ZONE by Marcel Dube, directed by Jean Stephane Roy (Theatre Francais de Toronto/Theatre la Catapulte). At Berkeley Street Theatre (26 Berkeley). To February 12, Wednesday-Saturday 8 pm, matinees Saturday 3:30 pm and Sunday 2:30 pm. $33-$57. 416-534-6604. See listing. Rating: NNN

The dreams of youth can always engage an audience, whether the viewers are young or old.

Sometimes, though, there’s a dated quality to the material, and that’s what occurs in Zone, Quebec playwright Marcel Dube’s 1953 script about a young street gang living in a working-class neighbourhood. A co-pro between Theatre Francais de Toronto and Theatre la Catapulte, the production has some strong emotional moments among gang members and some skilful staging, but it doesn’t always hold up as gripping theatre.

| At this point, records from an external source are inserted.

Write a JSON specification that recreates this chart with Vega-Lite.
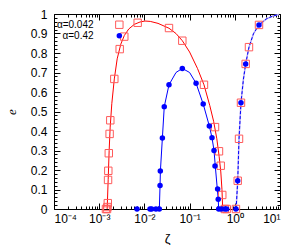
{
  "$schema": "https://vega.github.io/schema/vega-lite/v6.json",
  "width": 226,
  "height": 195,
  "autosize": "none",
  "padding": {"left": 54, "top": 14, "right": 20, "bottom": 36},
  "config": {
    "view": {"stroke": "#000", "strokeWidth": 1},
    "axis": {"domain": false, "grid": false, "labelFont": "Liberation Sans", "labelFontSize": 12, "labelColor": "#000", "tickColor": "#000", "tickWidth": 1, "titleFont": "Liberation Sans", "titleFontWeight": "normal", "titleColor": "#000", "titleFontSize": 13}
  },
  "datasets": {
    "redline": [
      {"z": 0.0015, "e": 0}, {"z": 0.00158, "e": 0.15}, {"z": 0.00166, "e": 0.3}, {"z": 0.00175, "e": 0.42}, {"z": 0.0019, "e": 0.54}, {"z": 0.00216, "e": 0.667}, {"z": 0.0025, "e": 0.77}, {"z": 0.003, "e": 0.845}, {"z": 0.0036, "e": 0.89}, {"z": 0.0045, "e": 0.923}, {"z": 0.006, "e": 0.947}, {"z": 0.008, "e": 0.959}, {"z": 0.0103, "e": 0.964}, {"z": 0.0135, "e": 0.962}, {"z": 0.02, "e": 0.952}, {"z": 0.035, "e": 0.927}, {"z": 0.05, "e": 0.9}, {"z": 0.069, "e": 0.863}, {"z": 0.1, "e": 0.805}, {"z": 0.15, "e": 0.72}, {"z": 0.208, "e": 0.637}, {"z": 0.28, "e": 0.53}, {"z": 0.34, "e": 0.45}, {"z": 0.4, "e": 0.36}, {"z": 0.45, "e": 0.27}, {"z": 0.49, "e": 0.19}, {"z": 0.52, "e": 0.1}, {"z": 0.54, "e": 0}
    ],
    "blueline": [
      {"z": 0.0214, "e": 0}, {"z": 0.0222, "e": 0.121}, {"z": 0.0226, "e": 0.195}, {"z": 0.025, "e": 0.364}, {"z": 0.0275, "e": 0.525}, {"z": 0.035, "e": 0.637}, {"z": 0.05, "e": 0.7}, {"z": 0.069, "e": 0.721}, {"z": 0.1, "e": 0.7}, {"z": 0.139, "e": 0.645}, {"z": 0.2, "e": 0.538}, {"z": 0.273, "e": 0.426}, {"z": 0.313, "e": 0.366}, {"z": 0.347, "e": 0.3}, {"z": 0.37, "e": 0.22}, {"z": 0.41, "e": 0.103}, {"z": 0.43, "e": 0.05}, {"z": 0.44, "e": 0}
    ],
    "dash": [
      {"z": 1.07, "e": 0}, {"z": 1.16, "e": 0.145}, {"z": 1.24, "e": 0.36}, {"z": 1.37, "e": 0.545}, {"z": 1.55, "e": 0.665}, {"z": 1.74, "e": 0.744}, {"z": 2.06, "e": 0.83}, {"z": 2.6, "e": 0.9}, {"z": 3.43, "e": 0.944}, {"z": 5, "e": 0.975}, {"z": 7, "e": 0.99}, {"z": 9.5, "e": 0.997}
    ],
    "red": [
      {"z": 0.00141, "e": 0}, {"z": 0.00149, "e": 0}, {"z": 0.00152, "e": 0.01}, {"z": 0.00155, "e": 0.03}, {"z": 0.00157, "e": 0.149}, {"z": 0.00159, "e": 0.196}, {"z": 0.00163, "e": 0.286}, {"z": 0.0017, "e": 0.385}, {"z": 0.00176, "e": 0.455}, {"z": 0.00216, "e": 0.667}, {"z": 0.00284, "e": 0.82}, {"z": 0.00359, "e": 0.884}, {"z": 0.0071, "e": 0.955}, {"z": 0.035, "e": 0.928}, {"z": 0.069, "e": 0.863}, {"z": 0.208, "e": 0.637}, {"z": 0.365, "e": 0.42}, {"z": 0.447, "e": 0.296}, {"z": 0.488, "e": 0.222}, {"z": 0.528, "e": 0.072}, {"z": 0.6, "e": 0}, {"z": 0.66, "e": 0}, {"z": 1.06, "e": 0}, {"z": 1.16, "e": 0.145}, {"z": 1.24, "e": 0.36}, {"z": 1.37, "e": 0.545}, {"z": 1.74, "e": 0.744}, {"z": 2.06, "e": 0.83}, {"z": 3.43, "e": 0.944}
    ],
    "blue": [
      {"z": 0.00686, "e": 0}, {"z": 0.0133, "e": 0}, {"z": 0.0145, "e": 0}, {"z": 0.018, "e": 0}, {"z": 0.0214, "e": 0}, {"z": 0.0222, "e": 0.121}, {"z": 0.0225, "e": 0.195}, {"z": 0.025, "e": 0.364}, {"z": 0.0275, "e": 0.525}, {"z": 0.035, "e": 0.637}, {"z": 0.069, "e": 0.721}, {"z": 0.139, "e": 0.645}, {"z": 0.2, "e": 0.538}, {"z": 0.273, "e": 0.426}, {"z": 0.313, "e": 0.366}, {"z": 0.347, "e": 0.3}, {"z": 0.365, "e": 0.22}, {"z": 0.417, "e": 0.103}, {"z": 0.43, "e": 0.05}, {"z": 0.44, "e": 0}, {"z": 0.5, "e": 0}, {"z": 0.6, "e": 0}, {"z": 0.66, "e": 0}, {"z": 1.06, "e": 0}, {"z": 1.16, "e": 0.145}, {"z": 1.37, "e": 0.545}, {"z": 1.74, "e": 0.744}, {"z": 3.43, "e": 0.944}
    ],
    "key": [
      {"label": "α=0.042", "series": "a", "tz": 0.00075, "sz": 0.00279, "e": 0.945},
      {"label": "α=0.42", "series": "b", "tz": 0.00075, "sz": 0.00279, "e": 0.889}
    ]
  },
  "resolve": {"axis": {"x": "independent", "y": "independent"}},
  "layer": [
    {
      "data": {"name": "redline"},
      "mark": {"type": "line", "color": "#ff0000", "strokeWidth": 1},
      "encoding": {
        "x": {"field": "z", "type": "quantitative", "scale": {"type": "log", "domain": [0.0001, 10]},
          "axis": {"orient": "bottom", "values": [0.0001, 0.001, 0.01, 0.1, 1, 10], "ticks": false, "labelPadding": 4, "labelExpr": "'10' + ['⁻⁴','⁻³','⁻²','⁻¹','⁰','¹'][round(log(datum.value)/LN10)+4]", "title": "ζ", "titlePadding": 8}},
        "y": {"field": "e", "type": "quantitative", "scale": {"domain": [0, 1]},
          "axis": {"orient": "left", "values": [0, 0.1, 0.2, 0.3, 0.4, 0.5, 0.6, 0.7, 0.8, 0.9, 1], "ticks": false, "labelPadding": 7, "format": ".1~f", "title": "e", "titleFont": "Liberation Serif", "titleFontStyle": "italic", "titlePadding": 12}}
      }
    },
    {
      "data": {"name": "blueline"},
      "mark": {"type": "line", "color": "#0000ff", "strokeWidth": 1},
      "encoding": {
        "x": {"field": "z", "type": "quantitative", "scale": {"type": "log", "domain": [0.0001, 10]},
          "axis": {"orient": "bottom", "values": [0.0001, 0.001, 0.01, 0.1, 1, 10], "labels": false, "tickSize": -6, "title": null}},
        "y": {"field": "e", "type": "quantitative", "scale": {"domain": [0, 1]},
          "axis": {"orient": "left", "values": [0, 0.1, 0.2, 0.3, 0.4, 0.5, 0.6, 0.7, 0.8, 0.9, 1], "labels": false, "tickSize": -6, "title": null}}
      }
    },
    {
      "data": {"name": "dash"},
      "mark": {"type": "line", "color": "#b4a8f4", "strokeWidth": 1.5},
      "encoding": {
        "x": {"field": "z", "type": "quantitative", "scale": {"type": "log", "domain": [0.0001, 10]},
          "axis": {"orient": "bottom", "values": [0.0002, 0.0003, 0.0004, 0.0005, 0.0006, 0.0007, 0.0008, 0.0009, 0.002, 0.003, 0.004, 0.005, 0.006, 0.007, 0.008, 0.009, 0.02, 0.03, 0.04, 0.05, 0.06, 0.07, 0.08, 0.09, 0.2, 0.3, 0.4, 0.5, 0.6, 0.7, 0.8, 0.9, 2, 3, 4, 5, 6, 7, 8, 9], "labels": false, "tickSize": -3, "title": null}},
        "y": {"field": "e", "type": "quantitative", "scale": {"domain": [0, 1]},
          "axis": {"orient": "left", "values": [0.02, 0.04, 0.06, 0.08, 0.12, 0.14, 0.16, 0.18, 0.22, 0.24, 0.26, 0.28, 0.32, 0.34, 0.36, 0.38, 0.42, 0.44, 0.46, 0.48, 0.52, 0.54, 0.56, 0.58, 0.62, 0.64, 0.66, 0.68, 0.72, 0.74, 0.76, 0.78, 0.82, 0.84, 0.86, 0.88, 0.92, 0.94, 0.96, 0.98], "labels": false, "tickSize": -3, "title": null}}
      }
    },
    {
      "data": {"name": "dash"},
      "mark": {"type": "line", "color": "#0000ff", "strokeWidth": 1, "strokeDash": [3, 2]},
      "encoding": {
        "x": {"field": "z", "type": "quantitative", "scale": {"type": "log", "domain": [0.0001, 10]},
          "axis": {"orient": "top", "values": [0.0001, 0.001, 0.01, 0.1, 1, 10], "labels": false, "tickSize": -6, "title": null}},
        "y": {"field": "e", "type": "quantitative", "scale": {"domain": [0, 1]},
          "axis": {"orient": "right", "values": [0, 0.1, 0.2, 0.3, 0.4, 0.5, 0.6, 0.7, 0.8, 0.9, 1], "labels": false, "tickSize": -6, "title": null}}
      }
    },
    {
      "data": {"name": "red"},
      "mark": {"type": "point", "shape": "square", "filled": false, "color": "#ff5a5a", "size": 55, "strokeWidth": 1, "opacity": 1},
      "encoding": {
        "x": {"field": "z", "type": "quantitative", "scale": {"type": "log", "domain": [0.0001, 10]},
          "axis": {"orient": "top", "values": [0.0002, 0.0003, 0.0004, 0.0005, 0.0006, 0.0007, 0.0008, 0.0009, 0.002, 0.003, 0.004, 0.005, 0.006, 0.007, 0.008, 0.009, 0.02, 0.03, 0.04, 0.05, 0.06, 0.07, 0.08, 0.09, 0.2, 0.3, 0.4, 0.5, 0.6, 0.7, 0.8, 0.9, 2, 3, 4, 5, 6, 7, 8, 9], "labels": false, "tickSize": -3, "title": null}},
        "y": {"field": "e", "type": "quantitative", "scale": {"domain": [0, 1]},
          "axis": {"orient": "right", "values": [0.02, 0.04, 0.06, 0.08, 0.12, 0.14, 0.16, 0.18, 0.22, 0.24, 0.26, 0.28, 0.32, 0.34, 0.36, 0.38, 0.42, 0.44, 0.46, 0.48, 0.52, 0.54, 0.56, 0.58, 0.62, 0.64, 0.66, 0.68, 0.72, 0.74, 0.76, 0.78, 0.82, 0.84, 0.86, 0.88, 0.92, 0.94, 0.96, 0.98], "labels": false, "tickSize": -3, "title": null}}
      }
    },
    {
      "data": {"name": "blue"},
      "mark": {"type": "point", "shape": "circle", "filled": true, "color": "#0000ff", "size": 30, "opacity": 1},
      "encoding": {
        "x": {"field": "z", "type": "quantitative", "scale": {"type": "log", "domain": [0.0001, 10]}, "axis": null},
        "y": {"field": "e", "type": "quantitative", "scale": {"domain": [0, 1]}, "axis": null}
      }
    },
    {
      "data": {"name": "key"},
      "mark": {"type": "text", "align": "right", "baseline": "middle", "font": "Liberation Sans", "fontSize": 10, "color": "#000"},
      "encoding": {
        "x": {"field": "tz", "type": "quantitative", "scale": {"type": "log", "domain": [0.0001, 10]}, "axis": null},
        "y": {"field": "e", "type": "quantitative", "scale": {"domain": [0, 1]}, "axis": null},
        "text": {"field": "label"}
      }
    },
    {
      "data": {"name": "key"},
      "transform": [{"filter": "datum.series === 'a'"}],
      "mark": {"type": "point", "shape": "square", "filled": false, "color": "#ff5a5a", "size": 55, "strokeWidth": 1, "opacity": 1},
      "encoding": {
        "x": {"field": "sz", "type": "quantitative", "scale": {"type": "log", "domain": [0.0001, 10]}, "axis": null},
        "y": {"field": "e", "type": "quantitative", "scale": {"domain": [0, 1]}, "axis": null}
      }
    },
    {
      "data": {"name": "key"},
      "transform": [{"filter": "datum.series === 'b'"}],
      "mark": {"type": "point", "shape": "circle", "filled": true, "color": "#0000ff", "size": 30, "opacity": 1},
      "encoding": {
        "x": {"field": "sz", "type": "quantitative", "scale": {"type": "log", "domain": [0.0001, 10]}, "axis": null},
        "y": {"field": "e", "type": "quantitative", "scale": {"domain": [0, 1]}, "axis": null}
      }
    }
  ]
}
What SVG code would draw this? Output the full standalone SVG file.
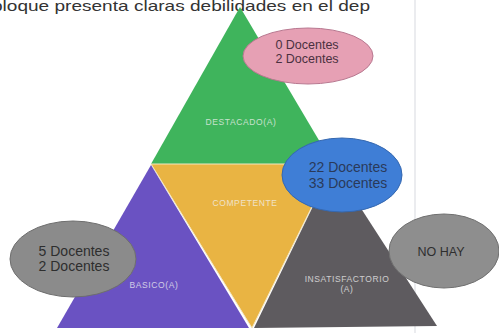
<svg xmlns="http://www.w3.org/2000/svg" width="499" height="333" viewBox="0 0 499 333">
<style>
.lbl{font-family:"Liberation Sans",Arial,sans-serif;font-size:8.5px;letter-spacing:0.6px;text-anchor:middle;fill:#f2f2f2;opacity:0.75}
.doc{font-family:"Liberation Sans",Arial,sans-serif;font-size:12.5px;text-anchor:middle}
.big{font-size:14px}
.top{font-family:"Liberation Sans",Arial,sans-serif;font-size:15px;fill:#333}
</style>
<rect width="499" height="333" fill="#ffffff"/>
<line x1="415" y1="0" x2="415" y2="333" stroke="#e4e6ea" stroke-width="1.5"/>
<text class="top" x="-8" y="11" textLength="378" lengthAdjust="spacingAndGlyphs">bloque presenta claras debilidades en el dep</text>
<g id="destacado">
<polygon points="240,7 151,164 333,164" fill="#3fb45c"/>
<text class="lbl" x="241" y="125">DESTACADO(A)</text>
</g>
<g id="competente">
<polygon points="151,164 333,164 252,328" fill="#e9b443" stroke="#f3e6c0" stroke-width="1"/>
<text class="lbl" x="245" y="206">COMPETENTE</text>
</g>
<g id="basico">
<polygon points="151,165 57,328 249,328" fill="#6a52c2"/>
<text class="lbl" x="154" y="288">BASICO(A)</text>
</g>
<g id="insatisfactorio">
<polygon points="333,165 254,328 437,326" fill="#5e5b5f"/>
<text class="lbl" x="347" y="282">INSATISFACTORIO</text>
<text class="lbl" x="347" y="292">(A)</text>
</g>
<g id="pink">
<ellipse cx="308" cy="56" rx="65" ry="28" fill="#e6a0b4" stroke="#b87890" stroke-width="1"/>
<text class="doc" x="307" y="49" fill="#4a3040">0 Docentes</text>
<text class="doc" x="307" y="63" fill="#4a3040">2 Docentes</text>
</g>
<g id="blue">
<ellipse cx="342" cy="175" rx="60" ry="37" fill="#3f7ed6" stroke="#3568b0" stroke-width="1"/>
<text class="doc big" x="348" y="172" fill="#2a3a5a">22 Docentes</text>
<text class="doc big" x="348" y="188" fill="#2a3a5a">33 Docentes</text>
</g>
<g id="gray-left">
<ellipse cx="73" cy="259" rx="63" ry="38" fill="#8b8b8b" stroke="#6e6e6e" stroke-width="1"/>
<text class="doc big" x="74" y="256" fill="#2e2e2e">5 Docentes</text>
<text class="doc big" x="74" y="271" fill="#2e2e2e">2 Docentes</text>
</g>
<g id="gray-right">
<ellipse cx="444" cy="251" rx="55" ry="37" fill="#8e8e8e" stroke="#707070" stroke-width="1"/>
<text class="doc" x="441" y="256" fill="#2e2e2e">NO HAY</text>
</g>
<g id="connectors"></g>
</svg>
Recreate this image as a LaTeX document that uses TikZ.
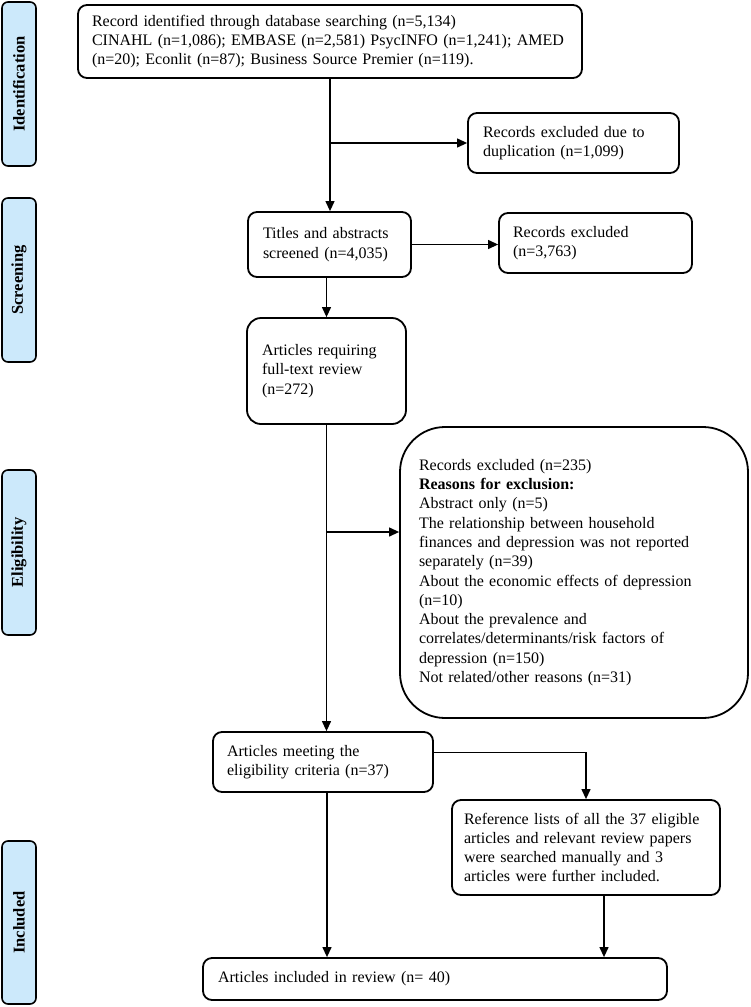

Run by a young man who calls himself Tarzan (Nicolas Desfosses), the gang – Moineau (Dave Jeniss), Tit-Noir (Jean-Simon Traversy), Passe-Partout (Maxime Lavoie) and Ciboulette (Frederique Therien) – smuggles American cigarettes into Quebec. As a policeman (Richard J. Leger) who’s hunting them down remarks, with a touch of grudging admiration, these lower-class people do all they can to improve their lot in life.

While we can understand that need for freedom, there’s an old-fashioned feel to the writing, even in this revised text which cuts a police captain and reorganizes the material.

There’s an unusual religious angle to the material, with Tarzan set up as a Christlike figure surrounded by his disciples and Passe-Partout as the Judas in the bunch, seeking for control of the gang himself.

Some of the actors create powerful characters under Jean Stephane Roy’s direction, notably Jeniss’s slow-witted Moineau, a comic yet moving figure forever attached to his harmonica Moineau’s music-making is more expressive than his words. The initially nervous, tentative relationship between Therien and Desfosses also rings true, as does their tenderness in the last third of the play it’s one of the few times the script’s poetry works.

The middle scene, a series of interrogations conducted by the policeman, is nicely edited and paced instead of a sequential series of interviews, it’s presented as a series of intercut question-and-answers. Too bad that when the policeman grills Tarzan, the tension doesn’t build as it should.

The French-language performance is subtitled Wednesday, Friday and both Saturday shows.